The Renaissance also contributed to the Reformation in other, more positive ways. The invention of the moveable type printing press by Johann Gutenberg in about 1456 provided a medium for the spread of ideas. Renaissance scholars north of the Alps shared many of the same interests – a love for ancient sources, an emphasis on the human being as an individual, and a belief in the rational abilities of the human mind. These “northern Christian humanists,” however, were less interested in the classical past than in the Christian past. They applied the techniques and methods of Renaissance humanism to the study of the Scriptures in their original languages, as well as the study of “church fathers” such as Augustine. Their chief concern for human beings was for their souls. Their emphasis was ethical and religious rather than aesthetic and secular.

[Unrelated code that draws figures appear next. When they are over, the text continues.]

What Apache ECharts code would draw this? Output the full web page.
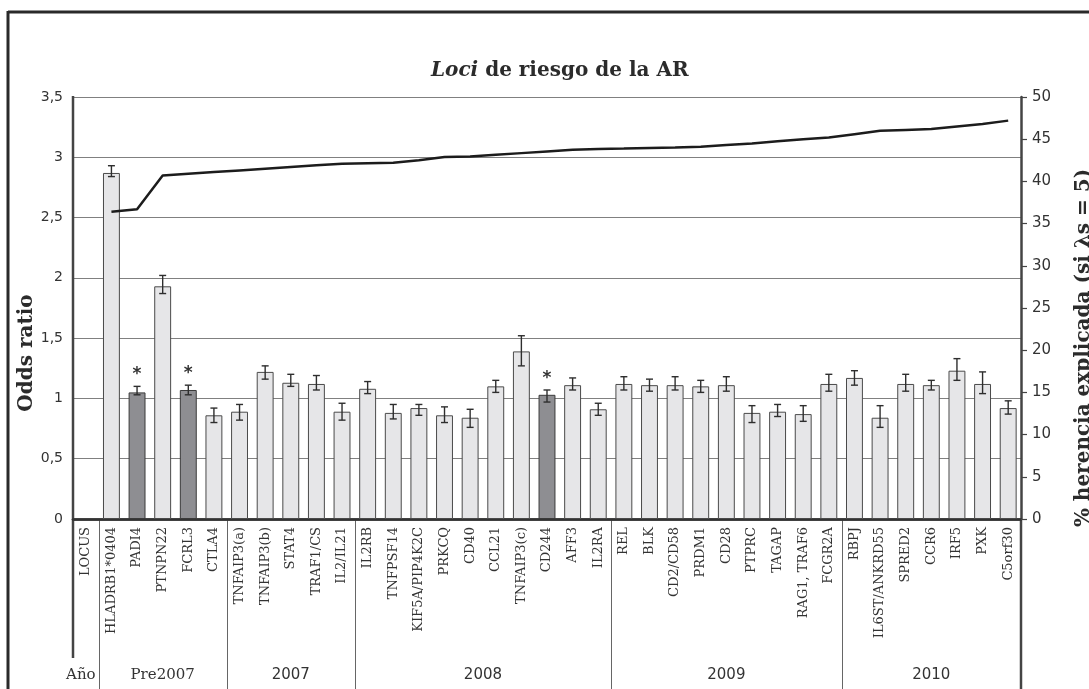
<!DOCTYPE html>
<html>
<head>
<meta charset="utf-8">
<script src="https://cdn.jsdelivr.net/npm/echarts@6/dist/echarts.min.js"></script>
<style>
  html, body { margin: 0; padding: 0; background: #fff; }
  #chart { width: 1089px; height: 689px; }
</style>
</head>
<body>
<div id="chart"></div>
<script>
// Risk loci for rheumatoid arthritis: odds ratio per locus (bars, left axis)
// and cumulative explained heritability (line, right axis).
const categories = ['LOCUS', 'HLADRB1*0404', 'PADI4', 'PTNPN22', 'FCRL3', 'CTLA4',
  'TNFAIP3(a)', 'TNFAIP3(b)', 'STAT4', 'TRAF1/CS', 'IL2/IL21',
  'IL2RB', 'TNFPSF14', 'KIF5A/PIP4K2C', 'PRKCQ', 'CD40', 'CCL21', 'TNFAIP3(c)', 'CD244', 'AFF3', 'IL2RA',
  'REL', 'BLK', 'CD2/CD58', 'PRDM1', 'CD28', 'PTPRC', 'TAGAP', 'RAG1, TRAF6', 'FCGR2A',
  'RBPJ', 'IL6ST/ANKRD55', 'SPRED2', 'CCR6', 'IRF5', 'PXK', 'C5orf30'];

const oddsRatio = [null, 2.87, 1.05, 1.93, 1.07, 0.86,
  0.89, 1.22, 1.13, 1.12, 0.89,
  1.08, 0.88, 0.92, 0.86, 0.84, 1.10, 1.39, 1.03, 1.11, 0.91,
  1.12, 1.11, 1.11, 1.10, 1.11, 0.88, 0.89, 0.87, 1.12,
  1.17, 0.84, 1.12, 1.11, 1.23, 1.12, 0.92];

const ciLow = [null, 2.84, 1.03, 1.87, 1.03, 0.80,
  0.82, 1.16, 1.10, 1.07, 0.82,
  1.04, 0.83, 0.86, 0.80, 0.76, 1.05, 1.27, 0.97, 1.07, 0.86,
  1.07, 1.06, 1.07, 1.05, 1.06, 0.80, 0.85, 0.81, 1.06,
  1.11, 0.76, 1.06, 1.07, 1.15, 1.04, 0.87];

const ciHigh = [null, 2.93, 1.10, 2.02, 1.11, 0.92,
  0.95, 1.27, 1.20, 1.19, 0.96,
  1.14, 0.95, 0.95, 0.93, 0.91, 1.15, 1.52, 1.07, 1.17, 0.96,
  1.18, 1.16, 1.18, 1.15, 1.18, 0.94, 0.95, 0.94, 1.20,
  1.23, 0.94, 1.20, 1.15, 1.33, 1.22, 0.98];

const heritability = [null, 36.4, 36.7, 40.7, 40.9, 41.1,
  41.3, 41.5, 41.7, 41.9, 42.1,
  42.15, 42.2, 42.5, 42.9, 42.95, 43.15, 43.35, 43.55, 43.75, 43.85,
  43.9, 43.97, 44.03, 44.1, 44.3, 44.5, 44.75, 45.0, 45.2,
  45.6, 46.0, 46.1, 46.2, 46.5, 46.8, 47.2];

// Loci marked with an asterisk (drawn with dark fill)
const starred = ['PADI4', 'FCRL3', 'CD244'];

// Year of discovery groups: label and index of first locus in the group
const yearGroups = ['Pre2007', '2007', '2008', '2009', '2010'];
const groupStarts = [1, 6, 11, 21, 30];

const leftTicks = ['0', '0,5', '1', '1,5', '2', '2,5', '3', '3,5'];

const SERIF = '"DejaVu Serif", "Liberation Serif", serif';
const SANS = '"DejaVu Sans", Verdana, sans-serif';

const GRID = { left: 73, right: 68, top: 97, bottom: 170 };

const chart = echarts.init(document.getElementById('chart'), null, { renderer: 'canvas' });

const barData = oddsRatio.map((v, i) => {
  if (v == null) return null;
  const dark = starred.includes(categories[i]);
  return {
    value: v,
    itemStyle: dark ? { color: '#8e8e92', borderColor: '#3a3a3a' } : undefined
  };
});

const errData = categories.map((c, i) => [i, ciLow[i], ciHigh[i], starred.includes(c) ? 1 : 0])
  .filter(d => d[1] != null);

chart.setOption({
  animation: false,
  title: {
    text: '{i|Loci} de riesgo de la AR',
    left: 426,
    top: 56,
    textStyle: {
      fontFamily: SERIF, fontWeight: 'bold', fontSize: 20, color: '#2b2b2b',
      rich: {
        i: { fontFamily: SERIF, fontWeight: 'bold', fontStyle: 'italic', fontSize: 20, color: '#2b2b2b' }
      }
    }
  },
  grid: GRID,
  xAxis: [{
    type: 'category',
    data: categories,
    position: 'bottom',
    axisLine: { lineStyle: { color: '#444', width: 2.5 } },
    axisTick: { show: false },
    axisLabel: {
      interval: 0, rotate: 90, margin: 8,
      fontFamily: SERIF, fontSize: 13, color: '#333'
    }
  }, {
    type: 'category',
    data: categories,
    position: 'top',
    axisLine: { lineStyle: { color: '#333', width: 2.5 } },
    axisTick: { show: false },
    axisLabel: { show: false }
  }],
  yAxis: [{
    type: 'value',
    min: 0, max: 3.5, interval: 0.5,
    axisLine: { show: false },
    axisTick: { show: false },
    axisLabel: {
      margin: 10, fontFamily: SANS, fontSize: 14, color: '#333',
      formatter: v => leftTicks[Math.round(v / 0.5)]
    },
    splitLine: { lineStyle: { color: '#808080', width: 1.2 } }
  }, {
    type: 'value',
    min: 0, max: 50, interval: 5,
    position: 'right',
    axisLine: { show: true, lineStyle: { color: '#444', width: 2.5 } },
    axisTick: { show: true, length: 6, lineStyle: { color: '#444', width: 1.2 } },
    axisLabel: { margin: 11, fontFamily: SANS, fontSize: 15, color: '#333' },
    splitLine: { show: false }
  }],
  series: [{
    type: 'bar',
    data: barData,
    barWidth: '66%',
    itemStyle: { color: '#e6e6e8', borderColor: '#4a4a4a', borderWidth: 1 },
    z: 2
  }, {
    type: 'custom',
    data: errData,
    z: 3,
    renderItem: (params, api) => {
      const x = api.value(0);
      const lo = api.coord([x, api.value(1)]);
      const hi = api.coord([x, api.value(2)]);
      const cap = 3.5;
      const style = { stroke: '#2e2e2e', lineWidth: 1.4 };
      const children = [
        { type: 'line', shape: { x1: lo[0], y1: lo[1], x2: hi[0], y2: hi[1] }, style },
        { type: 'line', shape: { x1: hi[0] - cap, y1: hi[1], x2: hi[0] + cap, y2: hi[1] }, style },
        { type: 'line', shape: { x1: lo[0] - cap, y1: lo[1], x2: lo[0] + cap, y2: lo[1] }, style }
      ];
      if (api.value(3)) {
        children.push({
          type: 'text',
          style: {
            text: '*', x: hi[0], y: hi[1] - 3,
            align: 'center', verticalAlign: 'bottom',
            font: 'bold 17px ' + SANS, fill: '#333'
          }
        });
      }
      return { type: 'group', children };
    }
  }, {
    type: 'line',
    yAxisIndex: 1,
    data: heritability,
    symbol: 'none',
    lineStyle: { color: '#1c1c1c', width: 2.5 },
    z: 4
  }]
});

// Table below the axis, axis names and outer frame, positioned from the axes
function drawAnnotations() {
  const W = chart.getWidth(), H = chart.getHeight();
  const c0 = chart.convertToPixel({ xAxisIndex: 0 }, 0);
  const c1 = chart.convertToPixel({ xAxisIndex: 0 }, 1);
  const band = c1 - c0;
  const edge = i => c0 - band / 2 + i * band;
  const yBase = chart.convertToPixel({ yAxisIndex: 0 }, 0);
  const yTop = chart.convertToPixel({ yAxisIndex: 0 }, 3.5);
  const xLeft = edge(0);
  const xRight = edge(categories.length);
  const yRow = 675;

  const els = [];
  // outer frame
  els.push({ type: 'line', shape: { x1: 8, y1: 12, x2: W, y2: 12 }, style: { stroke: '#2a2a2a', lineWidth: 3 } });
  els.push({ type: 'line', shape: { x1: 8, y1: 11, x2: 8, y2: H }, style: { stroke: '#2a2a2a', lineWidth: 3 } });
  // left axis line, running into the table
  els.push({ type: 'line', shape: { x1: xLeft, y1: yTop - 1, x2: xLeft, y2: 658 }, style: { stroke: '#444', lineWidth: 2.5 } });
  // right axis extension through the table
  els.push({ type: 'line', shape: { x1: xRight, y1: yBase, x2: xRight, y2: H }, style: { stroke: '#444', lineWidth: 2.5 } });
  // group separators
  const seps = [1].concat(groupStarts.slice(1));
  seps.forEach(i => {
    const x = Math.round(edge(i)) + 0.5;
    els.push({ type: 'line', shape: { x1: x, y1: yBase + 1, x2: x, y2: H }, style: { stroke: '#666', lineWidth: 1 } });
  });
  // year row
  els.push({
    type: 'text', style: {
      text: 'Año', x: edge(1) - 3, y: yRow, align: 'right', verticalAlign: 'middle',
      font: '15px ' + SERIF, fill: '#333'
    }
  });
  yearGroups.forEach((g, k) => {
    const a = groupStarts[k];
    const b = k + 1 < groupStarts.length ? groupStarts[k + 1] : categories.length;
    const serif = k === 0;
    els.push({
      type: 'text', style: {
        text: g, x: (edge(a) + edge(b)) / 2, y: yRow, align: 'center', verticalAlign: 'middle',
        font: '15px ' + (serif ? SERIF : SANS), fill: '#333'
      }
    });
  });
  // axis names
  els.push({
    type: 'text', x: 27, y: 353, rotation: Math.PI / 2,
    style: {
      text: 'Odds ratio', x: 0, y: 0, align: 'center', verticalAlign: 'middle',
      font: 'bold 20px ' + SERIF, fill: '#2b2b2b'
    }
  });
  els.push({
    type: 'text', x: 1084, y: 348, rotation: Math.PI / 2,
    style: {
      text: '% herencia explicada (si λs = 5)', x: 0, y: 0, align: 'center', verticalAlign: 'middle',
      font: 'bold 20px ' + SERIF, fill: '#2b2b2b'
    }
  });
  chart.setOption({ graphic: { elements: els } });
}
drawAnnotations();
</script>
</body>
</html>
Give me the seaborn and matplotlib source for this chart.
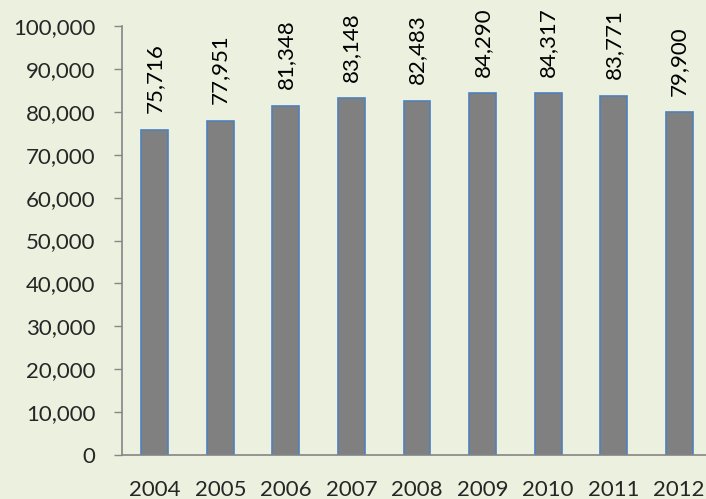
import matplotlib
matplotlib.use("Agg")
import matplotlib.pyplot as plt
import matplotlib.ticker as mticker
import seaborn as sns
import pandas as pd
import numpy as np

# Data
years = ["2004", "2005", "2006", "2007", "2008", "2009", "2010", "2011", "2012"]
values = [75716, 77951, 81348, 83148, 82483, 84290, 84317, 83771, 79900]

bg = "#EBF1DE"
axis_grey = "#868686"

sns.set_style("white")
plt.rcParams["font.family"] = ["Lato", "DejaVu Sans"]

df = pd.DataFrame({"Year": years, "Value": values})

fig = plt.figure(figsize=(7.06, 4.99), dpi=100, facecolor=bg)
ax = fig.add_axes([0.1728, 0.088, 0.8357, 0.860])
ax.set_facecolor(bg)

sns.barplot(data=df, x="Year", y="Value", color="#808080", saturation=1,
            width=0.41, edgecolor="#4F81BD", linewidth=1.2, ax=ax)

# Value labels above bars, rotated
labels = [f"{v:,}" for v in values]
ax.bar_label(ax.containers[0], labels=labels, rotation=90, padding=12,
             fontsize=16, color="black")

ax.set_ylim(0, 100000)
ax.set_xlim(-0.5, len(years) - 0.5)
ax.yaxis.set_major_locator(mticker.MultipleLocator(10000))
ax.yaxis.set_major_formatter(mticker.FuncFormatter(lambda v, p: f"{int(v):,}"))

# tick marks between categories on x
ax.set_xticks(np.arange(-0.5, len(years), 1.0), minor=True)
ax.tick_params(axis="x", which="minor", length=5, width=1, color=axis_grey, direction="out")
ax.tick_params(axis="x", which="major", length=0, pad=18, labelsize=16)
ax.tick_params(axis="y", which="major", length=6, width=1, color=axis_grey,
               direction="out", pad=13, labelsize=16, left=True)

for side in ["top", "right"]:
    ax.spines[side].set_visible(False)
for side in ["left", "bottom"]:
    ax.spines[side].set_color(axis_grey)
    ax.spines[side].set_linewidth(1.2)

ax.set_xlabel("")
ax.set_ylabel("")
ax.grid(False)

fig.savefig("out.png", dpi=100, facecolor=bg)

The result of this emphasis was an interest in a return to the Scriptures and restoration of primitive Christianity. The Biblical humanists pointed out the evils in the church of their day and called for internal reform. Perhaps most influential was Desiderius Erasmus (ca. 1466-1536). Known as the “prince of the humanists,” Erasmus used his broad scholarship to develop a text of the New Testament in Greek, based on four Greek manuscripts available to him. With the help of the printing press, Erasmus published the first printed Greek text of the New Testament in 1516. The ability to study the Bible in its original languages encouraged more accurate comparison of the church of their day with the church of the New Testament. Martin Luther, for example, made immediate use of Erasmus’ Greek text. He soon learned that the Latin Vulgate’s rendering “do penance” in Matthew 4:17 should more accurately read, “repent.” Such insight contributed to a growing realization that the sacramental system was not supported by Scripture.
Doctrinal Issues and Religious Authority
The immediate issue that prompted Martin Luther to post his 95 propositions for debate in 1517 was the abuse of the Roman Catholic system of indulgences. The doctrine of indulgences, first formulated in the thirteenth century, was associated with the sacrament of penance and the doctrine of purgatory. While the sacrament was believed to provide forgiveness of sin and eternal punishment, it was thought that there was a temporal satisfaction that the repentant sinner must fulfill in this life or in purgatory. The indulgence was a document that one could purchase for a sum of money that would free him from the temporal penalty of sin. The excess merits of Christ and the saints were believed to be stored up in a heavenly “treasury of merit” which the pope could draw from on behalf of the living. In 1517 the Dominican Johann Tetzel was selling a special plenary indulgence (promising complete forgiveness of all sin) to raise money for the church. Half of the money was to be given to Archbishop Albert, to whom the pope had given a special dispensation to hold two offices. The rest would help finance the completion of Saint Peter’s cathedral in Rome. Luther’s protest initially was against what he saw as the abuse of the system of indulgence. It was also a challenge to the papal authority that made such abuses possible.
Luther eventually rejected the Roman Catholic sacramental system altogether. More than any other factor, his conclusions arose from his intense study of the Bible. From about 1513 to 1519 Luther lectured on Scripture in the University of Wittenberg. He became convinced that the Bible was the only true authority in religion (sola scriptura), as opposed to the pope or a general church council. Through his study he came to realize that many aspects of the theological system of the Roman Church were not based on Scripture. Luther believed he had recovered the true essence of Christianity in its teaching that salvation is by grace through faith in Christ (sola fide), and not through a system of works as manifested in the Catholic sacramental system. He challenged the Catholic concept of the priesthood with the assertion that the New Testament taught the priesthood of believers.
While many factors combined to make the Protestant Reformation possible, it was above all the reformers’ belief in returning to the sole authority of the Bible that defined the movement. The extent to which they succeeded in effecting a true reformation may well be judged by how closely they adhered to that principle.